> _AIM OF THE EXERCISE_
Repeat the lines below exactly as they appear, but leave out the images.

☆ ☆ ☆ ☆ ☆ ☆ ☆

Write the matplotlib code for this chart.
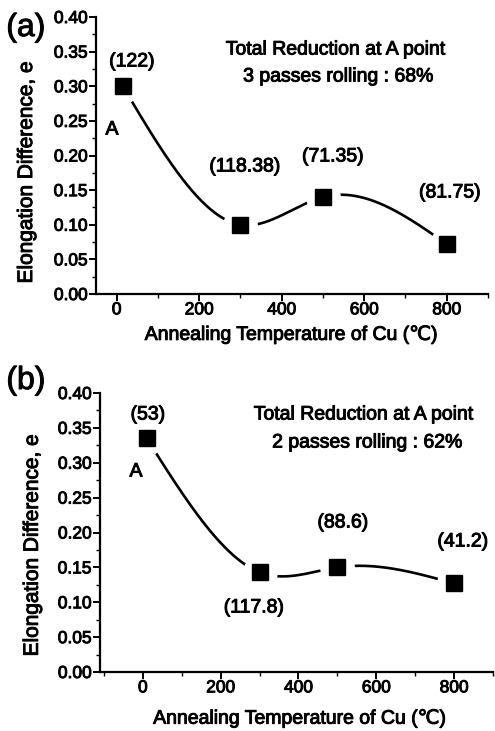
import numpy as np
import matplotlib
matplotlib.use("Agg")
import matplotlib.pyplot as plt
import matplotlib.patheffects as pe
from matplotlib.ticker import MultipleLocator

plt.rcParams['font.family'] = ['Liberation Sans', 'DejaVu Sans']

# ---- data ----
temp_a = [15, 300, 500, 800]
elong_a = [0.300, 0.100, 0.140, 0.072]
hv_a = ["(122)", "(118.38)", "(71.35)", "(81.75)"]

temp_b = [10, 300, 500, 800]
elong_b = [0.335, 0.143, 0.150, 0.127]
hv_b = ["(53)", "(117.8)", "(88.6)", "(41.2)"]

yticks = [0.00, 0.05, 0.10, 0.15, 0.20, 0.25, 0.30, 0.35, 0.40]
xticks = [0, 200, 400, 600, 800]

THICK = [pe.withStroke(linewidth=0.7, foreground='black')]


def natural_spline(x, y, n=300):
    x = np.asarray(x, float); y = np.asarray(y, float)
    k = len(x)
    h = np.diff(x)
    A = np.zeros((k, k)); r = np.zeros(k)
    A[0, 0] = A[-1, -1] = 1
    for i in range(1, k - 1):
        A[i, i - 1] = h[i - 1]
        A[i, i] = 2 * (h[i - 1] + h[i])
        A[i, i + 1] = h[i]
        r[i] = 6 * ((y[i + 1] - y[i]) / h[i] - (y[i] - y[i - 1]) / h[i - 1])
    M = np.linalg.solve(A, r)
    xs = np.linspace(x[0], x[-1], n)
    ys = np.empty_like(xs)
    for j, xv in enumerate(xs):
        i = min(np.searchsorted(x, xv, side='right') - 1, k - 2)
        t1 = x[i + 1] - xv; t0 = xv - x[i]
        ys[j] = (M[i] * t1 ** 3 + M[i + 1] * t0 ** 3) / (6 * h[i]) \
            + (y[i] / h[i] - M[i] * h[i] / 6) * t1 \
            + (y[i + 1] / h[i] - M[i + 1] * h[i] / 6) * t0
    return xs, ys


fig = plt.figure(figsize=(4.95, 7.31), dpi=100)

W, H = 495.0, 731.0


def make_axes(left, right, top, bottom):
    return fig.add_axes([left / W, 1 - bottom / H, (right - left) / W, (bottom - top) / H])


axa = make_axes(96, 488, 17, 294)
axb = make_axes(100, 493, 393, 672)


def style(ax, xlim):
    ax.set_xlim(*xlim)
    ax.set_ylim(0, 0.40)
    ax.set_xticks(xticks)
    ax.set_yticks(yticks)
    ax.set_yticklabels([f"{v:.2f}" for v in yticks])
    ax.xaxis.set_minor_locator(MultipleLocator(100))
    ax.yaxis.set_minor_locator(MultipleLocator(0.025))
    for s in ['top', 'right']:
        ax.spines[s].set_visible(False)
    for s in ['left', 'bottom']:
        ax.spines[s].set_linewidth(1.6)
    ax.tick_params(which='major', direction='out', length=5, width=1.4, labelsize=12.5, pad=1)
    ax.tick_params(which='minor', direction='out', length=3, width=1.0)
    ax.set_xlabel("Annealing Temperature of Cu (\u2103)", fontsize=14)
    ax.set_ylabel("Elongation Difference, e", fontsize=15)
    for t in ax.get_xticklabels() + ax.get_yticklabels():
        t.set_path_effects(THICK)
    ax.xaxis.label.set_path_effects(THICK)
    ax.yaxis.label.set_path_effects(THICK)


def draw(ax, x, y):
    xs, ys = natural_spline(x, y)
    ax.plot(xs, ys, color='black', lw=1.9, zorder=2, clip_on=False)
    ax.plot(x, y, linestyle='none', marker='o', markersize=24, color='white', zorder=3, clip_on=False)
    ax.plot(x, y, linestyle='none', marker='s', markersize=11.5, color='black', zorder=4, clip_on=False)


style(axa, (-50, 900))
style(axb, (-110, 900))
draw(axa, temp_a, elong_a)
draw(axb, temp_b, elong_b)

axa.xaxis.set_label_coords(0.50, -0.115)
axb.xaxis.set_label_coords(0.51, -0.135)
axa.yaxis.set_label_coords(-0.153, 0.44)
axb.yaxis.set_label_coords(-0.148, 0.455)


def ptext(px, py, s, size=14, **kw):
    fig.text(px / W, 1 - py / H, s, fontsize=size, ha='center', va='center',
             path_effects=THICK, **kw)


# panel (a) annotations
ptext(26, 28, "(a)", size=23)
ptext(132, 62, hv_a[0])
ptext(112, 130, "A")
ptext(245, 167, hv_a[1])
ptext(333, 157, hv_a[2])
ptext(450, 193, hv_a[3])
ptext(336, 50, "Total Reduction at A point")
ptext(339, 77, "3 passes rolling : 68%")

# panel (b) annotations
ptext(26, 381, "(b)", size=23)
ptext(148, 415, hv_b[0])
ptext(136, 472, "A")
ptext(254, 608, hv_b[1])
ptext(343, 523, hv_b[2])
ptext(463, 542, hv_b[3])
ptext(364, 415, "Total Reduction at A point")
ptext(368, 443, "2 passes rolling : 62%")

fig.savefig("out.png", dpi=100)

☆ ☆ ☆ ☆ ☆ ☆ ☆

> _THE COMPLETED TASK_
Write the matplotlib code for this chart.
import numpy as np
import matplotlib
matplotlib.use("Agg")
import matplotlib.pyplot as plt
import matplotlib.patheffects as pe
from matplotlib.ticker import MultipleLocator

plt.rcParams['font.family'] = ['Liberation Sans', 'DejaVu Sans']

# ---- data ----
temp_a = [15, 300, 500, 800]
elong_a = [0.300, 0.100, 0.140, 0.072]
hv_a = ["(122)", "(118.38)", "(71.35)", "(81.75)"]

temp_b = [10, 300, 500, 800]
elong_b = [0.335, 0.143, 0.150, 0.127]
hv_b = ["(53)", "(117.8)", "(88.6)", "(41.2)"]

yticks = [0.00, 0.05, 0.10, 0.15, 0.20, 0.25, 0.30, 0.35, 0.40]
xticks = [0, 200, 400, 600, 800]

THICK = [pe.withStroke(linewidth=0.7, foreground='black')]


def natural_spline(x, y, n=300):
    x = np.asarray(x, float); y = np.asarray(y, float)
    k = len(x)
    h = np.diff(x)
    A = np.zeros((k, k)); r = np.zeros(k)
    A[0, 0] = A[-1, -1] = 1
    for i in range(1, k - 1):
        A[i, i - 1] = h[i - 1]
        A[i, i] = 2 * (h[i - 1] + h[i])
        A[i, i + 1] = h[i]
        r[i] = 6 * ((y[i + 1] - y[i]) / h[i] - (y[i] - y[i - 1]) / h[i - 1])
    M = np.linalg.solve(A, r)
    xs = np.linspace(x[0], x[-1], n)
    ys = np.empty_like(xs)
    for j, xv in enumerate(xs):
        i = min(np.searchsorted(x, xv, side='right') - 1, k - 2)
        t1 = x[i + 1] - xv; t0 = xv - x[i]
        ys[j] = (M[i] * t1 ** 3 + M[i + 1] * t0 ** 3) / (6 * h[i]) \
            + (y[i] / h[i] - M[i] * h[i] / 6) * t1 \
            + (y[i + 1] / h[i] - M[i + 1] * h[i] / 6) * t0
    return xs, ys


fig = plt.figure(figsize=(4.95, 7.31), dpi=100)

W, H = 495.0, 731.0


def make_axes(left, right, top, bottom):
    return fig.add_axes([left / W, 1 - bottom / H, (right - left) / W, (bottom - top) / H])


axa = make_axes(96, 488, 17, 294)
axb = make_axes(100, 493, 393, 672)


def style(ax, xlim):
    ax.set_xlim(*xlim)
    ax.set_ylim(0, 0.40)
    ax.set_xticks(xticks)
    ax.set_yticks(yticks)
    ax.set_yticklabels([f"{v:.2f}" for v in yticks])
    ax.xaxis.set_minor_locator(MultipleLocator(100))
    ax.yaxis.set_minor_locator(MultipleLocator(0.025))
    for s in ['top', 'right']:
        ax.spines[s].set_visible(False)
    for s in ['left', 'bottom']:
        ax.spines[s].set_linewidth(1.6)
    ax.tick_params(which='major', direction='out', length=5, width=1.4, labelsize=12.5, pad=1)
    ax.tick_params(which='minor', direction='out', length=3, width=1.0)
    ax.set_xlabel("Annealing Temperature of Cu (\u2103)", fontsize=14)
    ax.set_ylabel("Elongation Difference, e", fontsize=15)
    for t in ax.get_xticklabels() + ax.get_yticklabels():
        t.set_path_effects(THICK)
    ax.xaxis.label.set_path_effects(THICK)
    ax.yaxis.label.set_path_effects(THICK)


def draw(ax, x, y):
    xs, ys = natural_spline(x, y)
    ax.plot(xs, ys, color='black', lw=1.9, zorder=2, clip_on=False)
    ax.plot(x, y, linestyle='none', marker='o', markersize=24, color='white', zorder=3, clip_on=False)
    ax.plot(x, y, linestyle='none', marker='s', markersize=11.5, color='black', zorder=4, clip_on=False)


style(axa, (-50, 900))
style(axb, (-110, 900))
draw(axa, temp_a, elong_a)
draw(axb, temp_b, elong_b)

axa.xaxis.set_label_coords(0.50, -0.115)
axb.xaxis.set_label_coords(0.51, -0.135)
axa.yaxis.set_label_coords(-0.153, 0.44)
axb.yaxis.set_label_coords(-0.148, 0.455)


def ptext(px, py, s, size=14, **kw):
    fig.text(px / W, 1 - py / H, s, fontsize=size, ha='center', va='center',
             path_effects=THICK, **kw)


# panel (a) annotations
ptext(26, 28, "(a)", size=23)
ptext(132, 62, hv_a[0])
ptext(112, 130, "A")
ptext(245, 167, hv_a[1])
ptext(333, 157, hv_a[2])
ptext(450, 193, hv_a[3])
ptext(336, 50, "Total Reduction at A point")
ptext(339, 77, "3 passes rolling : 68%")

# panel (b) annotations
ptext(26, 381, "(b)", size=23)
ptext(148, 415, hv_b[0])
ptext(136, 472, "A")
ptext(254, 608, hv_b[1])
ptext(343, 523, hv_b[2])
ptext(463, 542, hv_b[3])
ptext(364, 415, "Total Reduction at A point")
ptext(368, 443, "2 passes rolling : 62%")

fig.savefig("out.png", dpi=100)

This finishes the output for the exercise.